Wenn ich mit all diesen Frauen jeweils eine Nacht verbracht habe, kann ich in Würde sterben. Die Chance, dass dieser Fall eintritt ist geringer als die Chance, eine gute Hollywoodfließbandkomödie zu sehen und das ist ja schon seltener, als der berühmte Sechser im Lotto, dessen Wahrscheinlichkeit wiederum geringer ist, als von einem Blitz getroffen zu werden.
Aber wenigstens ein bisschen Würde werde ich bei meinem Ableben behalten, denn Dominique kommt mit zu mir. Sie schlägt es sogar vor. Wir kaufen noch zwei Flaschen Wein an der Tankstelle und sie legt sich zu mir auf das Sofa. Sie sagt, ihr wäre sehr warm und als ich ihr erzähle, dass ich vier Jahre jünger bin, küsst sie mich und weiht mich kurz darauf in die Geheimnisse der Liebe ein.
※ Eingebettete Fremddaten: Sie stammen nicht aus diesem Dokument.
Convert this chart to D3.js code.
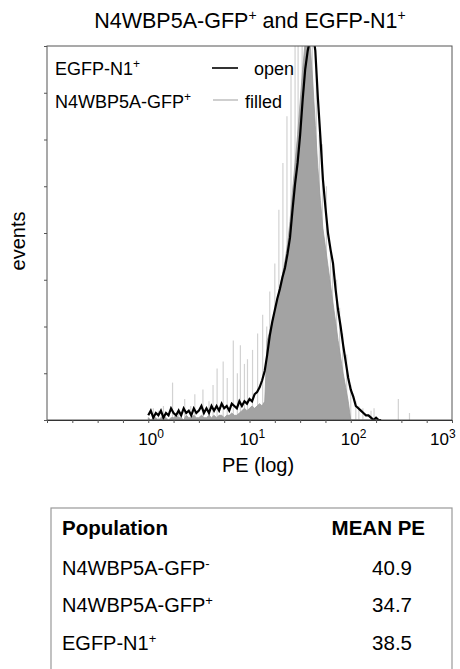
<!DOCTYPE html>
<html>
<head>
<meta charset="utf-8">
<script src="https://cdn.jsdelivr.net/npm/d3@7"></script>
<style>
  body { margin: 0; background: #fff; }
  svg { font-family: "Liberation Sans", Arial, sans-serif; }
</style>
</head>
<body>
<div id="chart"></div>
<script>
// histogram channels: log10(PE) of each bin, 0.025 decade wide, from 10^0
const binLog = d3.range(93).map(i => i * 0.025);

// EGFP-N1+ (open, black)
const egfpCounts = [
  2, 4, 1, 3, 2, 4, 1, 3, 2, 5, 3, 2, 4, 2, 5, 3, 4, 2, 5, 3,
  4, 6, 3, 5, 3, 6, 4, 6, 4, 7, 5, 6, 4, 7, 6, 5, 8, 6, 8, 7,
  9, 8, 11, 12, 14, 17, 21, 28, 36, 42, 47, 52, 56, 61, 65, 71, 78, 90, 101, 110,
  122, 137, 150, 158, 163, 166, 158, 138, 121, 103, 91, 80, 73, 67, 56, 47, 40, 32, 25, 18,
  13, 10, 6, 5, 4, 3, 2, 2, 1, 0, 1, 0, 0
];

// N4WBP5A-GFP+ (filled, grey)
const n4Counts = [
  1, 0, 1, 1, 0, 1, 2, 1, 0, 1, 1, 2, 1, 1, 0, 2, 1, 1, 2, 1,
  1, 2, 1, 1, 2, 1, 2, 1, 2, 2, 1, 2, 2, 3, 2, 2, 3, 4, 5, 4,
  5, 6, 5, 6, 7, 6, 8, 34, 38, 42, 47, 52, 57, 62, 68, 75, 85, 98, 110, 122,
  136, 150, 162, 166, 160, 145, 126, 108, 94, 82, 74, 66, 58, 50, 42, 34, 27, 20, 14, 8,
  0, 0, 0, 0, 0, 0, 0, 0, 0, 0, 0, 0, 0
];

// single-channel spikes of the filled histogram [log10(PE), events]
const n4Spikes = [
  [0.05, 5], [0.10, 4], [0.15, 6], [0.24, 16], [0.30, 5], [0.36, 9], [0.42, 6], [0.46, 11],
  [0.54, 13], [0.60, 8], [0.64, 15], [0.68, 22], [0.74, 25], [0.78, 18], [0.84, 34], [0.88, 20],
  [0.91, 32], [0.95, 24], [0.98, 26], [1.03, 30], [1.08, 37], [1.13, 45], [1.17, 40], [1.20, 55],
  [1.25, 67], [1.29, 90], [1.33, 110], [1.37, 130], [1.41, 150], [1.45, 170], [1.48, 175], [1.52, 175],
  [1.56, 175], [1.62, 175], [1.66, 150], [1.69, 122], [1.72, 118], [1.76, 100], [1.80, 75], [1.82, 66],
  [1.86, 60], [1.89, 48], [1.92, 37], [1.96, 28], [2.00, 15], [2.05, 8], [2.08, 6], [2.12, 5],
  [2.20, 4], [2.23, 5], [2.47, 9], [2.58, 3]
];

const xTickLogs = d3.range(17).map(i => -1 + i * 0.25);
const decadeExps = ["0", "1", "2", "3"];
const yTicks = [0, 20, 40, 60, 80, 100, 120, 140, 160];

const populations = ["N4WBP5A-GFP", "N4WBP5A-GFP", "EGFP-N1"];
const popSigns = ["-", "+", "+"];
const meanPE = [40.9, 34.7, 38.5];

const width = 460, height = 669;
const plotL = 47, plotR = 452, plotT = 46, plotB = 420;

const svg = d3.select("#chart").append("svg")
  .attr("width", width)
  .attr("height", height);

const x = d3.scaleLog().domain([0.1, 1000]).range([plotL, plotR]);
const y = d3.scaleLinear().domain([0, 160]).range([plotB, plotT]);

// title
const title = svg.append("text")
  .attr("x", 250).attr("y", 28)
  .attr("text-anchor", "middle")
  .style("font-size", "21.5px");
title.append("tspan").text("N4WBP5A-GFP");
title.append("tspan").attr("dy", -8).style("font-size", "14px").text("+");
title.append("tspan").attr("dy", 8).text(" and EGFP-N1");
title.append("tspan").attr("dy", -8).style("font-size", "14px").text("+");

svg.append("clipPath").attr("id", "plot-clip")
  .append("rect")
  .attr("x", plotL).attr("y", plotT)
  .attr("width", plotR - plotL).attr("height", plotB - plotT);

const plot = svg.append("g").attr("clip-path", "url(#plot-clip)");

// grey filled histogram
plot.selectAll("line.spike")
  .data(n4Spikes)
  .enter()
  .append("line")
  .attr("class", "spike")
  .attr("x1", d => x(Math.pow(10, d[0])))
  .attr("x2", d => x(Math.pow(10, d[0])))
  .attr("y1", y(0))
  .attr("y2", d => y(d[1]))
  .attr("stroke", "#d2d2d2")
  .attr("stroke-width", 1.2);

const area = d3.area()
  .x((d, i) => x(Math.pow(10, binLog[i])))
  .y0(y(0))
  .y1(d => y(d));

plot.append("path")
  .datum(n4Counts)
  .attr("d", area)
  .attr("fill", "#a3a3a3")
  .attr("stroke", "#9a9a9a")
  .attr("stroke-width", 0.8);

// black open histogram
const line = d3.line()
  .x((d, i) => x(Math.pow(10, binLog[i])))
  .y(d => y(d));

plot.append("path")
  .datum(egfpCounts)
  .attr("d", line)
  .attr("fill", "none")
  .attr("stroke", "#000")
  .attr("stroke-width", 2.2);

// frame
svg.append("rect")
  .attr("x", plotL).attr("y", plotT)
  .attr("width", plotR - plotL).attr("height", plotB - plotT)
  .attr("fill", "none")
  .attr("stroke", "#555")
  .attr("stroke-width", 1);

// axes
const xAxis = svg.append("g")
  .attr("transform", `translate(0,${plotB})`)
  .call(d3.axisBottom(x)
    .tickValues(xTickLogs.map(l => Math.pow(10, l)))
    .tickSize(3)
    .tickFormat(""));
xAxis.select(".domain").attr("stroke", "#333");
xAxis.selectAll(".tick line").attr("stroke", "#555");

const yAxis = svg.append("g")
  .attr("transform", `translate(${plotL},0)`)
  .call(d3.axisLeft(y).tickValues(yTicks).tickSize(3).tickFormat(""));
yAxis.select(".domain").remove();
yAxis.selectAll(".tick line").attr("stroke", "#555");

// decade labels; the last one is pulled inside the window
const decLabels = svg.selectAll("text.dec")
  .data(decadeExps)
  .enter()
  .append("text")
  .attr("class", "dec")
  .attr("x", d => Math.min(x(Math.pow(10, +d)) - 10, 430))
  .attr("y", 445)
  .style("font-size", "17px");
decLabels.append("tspan").text("10");
decLabels.append("tspan").attr("dy", -7).style("font-size", "12px").text(d => d);

svg.append("text")
  .attr("x", 258).attr("y", 472)
  .attr("text-anchor", "middle")
  .style("font-size", "20px")
  .text("PE (log)");

svg.append("text")
  .attr("transform", "translate(25,241) rotate(-90)")
  .attr("text-anchor", "middle")
  .style("font-size", "20px")
  .text("events");

// legend
const lg1 = svg.append("text").attr("x", 55).attr("y", 75).style("font-size", "18px");
lg1.append("tspan").text("EGFP-N1");
lg1.append("tspan").attr("dy", -7).style("font-size", "12px").text("+");
svg.append("line").attr("x1", 212).attr("x2", 238).attr("y1", 68).attr("y2", 68)
  .attr("stroke", "#000").attr("stroke-width", 1.6);
svg.append("text").attr("x", 254).attr("y", 75).style("font-size", "18px").text("open");

const lg2 = svg.append("text").attr("x", 55).attr("y", 108).style("font-size", "18px");
lg2.append("tspan").text("N4WBP5A-GFP");
lg2.append("tspan").attr("dy", -7).style("font-size", "12px").text("+");
svg.append("line").attr("x1", 213).attr("x2", 238).attr("y1", 100).attr("y2", 100)
  .attr("stroke", "#c4c4c4").attr("stroke-width", 1.6);
svg.append("text").attr("x", 245).attr("y", 108).style("font-size", "18px").text("filled");

// table
svg.append("rect")
  .attr("x", 51).attr("y", 508)
  .attr("width", 401).attr("height", 200)
  .attr("fill", "none")
  .attr("stroke", "#999")
  .attr("stroke-width", 1.2);

svg.append("text").attr("x", 62).attr("y", 535)
  .style("font-size", "20.5px").style("font-weight", "bold").text("Population");
svg.append("text").attr("x", 425).attr("y", 535).attr("text-anchor", "end")
  .style("font-size", "20.5px").style("font-weight", "bold").text("MEAN PE");

const rowY = d3.scaleBand().domain(d3.range(populations.length)).range([556, 668]);

const rows = svg.selectAll("g.row")
  .data(populations)
  .enter()
  .append("g")
  .attr("class", "row");

const popText = rows.append("text")
  .attr("x", 62)
  .attr("y", (d, i) => rowY(i) + 19)
  .style("font-size", "20px");
popText.append("tspan").text(d => d);
popText.append("tspan").attr("dy", -7).style("font-size", "13px").text((d, i) => popSigns[i]);

rows.append("text")
  .attr("x", 412)
  .attr("y", (d, i) => rowY(i) + 19)
  .attr("text-anchor", "end")
  .style("font-size", "20.5px")
  .text((d, i) => meanPE[i].toFixed(1));
</script>
</body>
</html>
Zumindest erzähle ich es so meinen Freunden. In Wahrheit waren wir nämlich beide so betrunken, dass wir das ganze fast gar nicht mehr hinbekommen haben. Gekommen ist keiner von uns und nach einer halben Stunde haben wir es einfach aufgegeben.
Wir sind jetzt gute Freunde und ich schreibe ihr E-Mails, mit zweideutigem Inhalt. Im Sommer darf ich sie in Frankreich besuchen kommen. Vielleicht kennt sie ja eine Jazzmusikerin, mit der sie mich verkuppeln kann.